Just because one or two characters (entities) might be expanded in size by 300% 
doesn't justify expanding an entire attribute by 30%, especially if it's a got 
enough length to it to justify having newlines in it.

----- Original Message -----
From: "Douglas Otis" <[EMAIL PROTECTED]>
To: "Marius Scurtescu" <[EMAIL PROTECTED]>
Cc: "Mark Wahl" <[EMAIL PROTECTED]>, "OpenID specs list" <specs@openid.net>
Sent: Wednesday, April 18, 2007 11:25:17 PM (GMT-0800) America/Los_Angeles
Subject: Re: encoding newlines in attribute values


On Apr 18, 2007, at 8:31 PM, Marius Scurtescu wrote:

> Base64 encoding is a pretty good candidate for binary data, but you
> cannot apply the same encoding to text fields.
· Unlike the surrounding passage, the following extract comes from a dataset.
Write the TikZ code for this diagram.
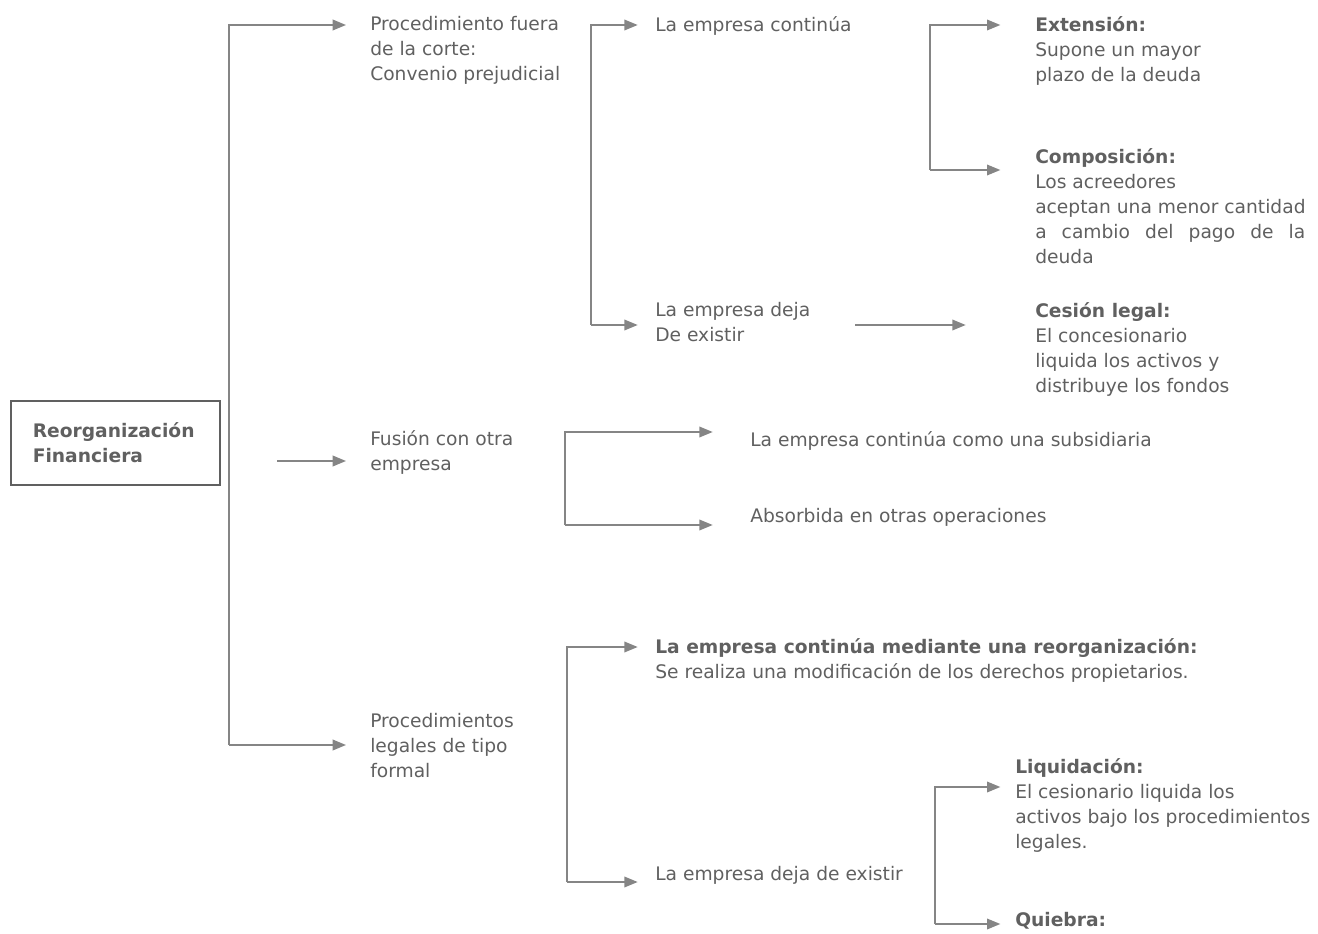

RFC4648 "URL and Filename safe" Base 64 Alphabet might be a good choice.

> Applying base64, or similar encoding appropriate for binary data, to
> text fields has two drawbacks:
> - renders the field unreadable

Binary data is often unreadable.

> - increases the size of the field

Base 64 increases the size of the encoded element by about 30%.

> URL-encoding has the advantage that probably all web frameworks will
> have functions to encode and decode this format.

URL-encoding increases the size of the encoded element by 300%.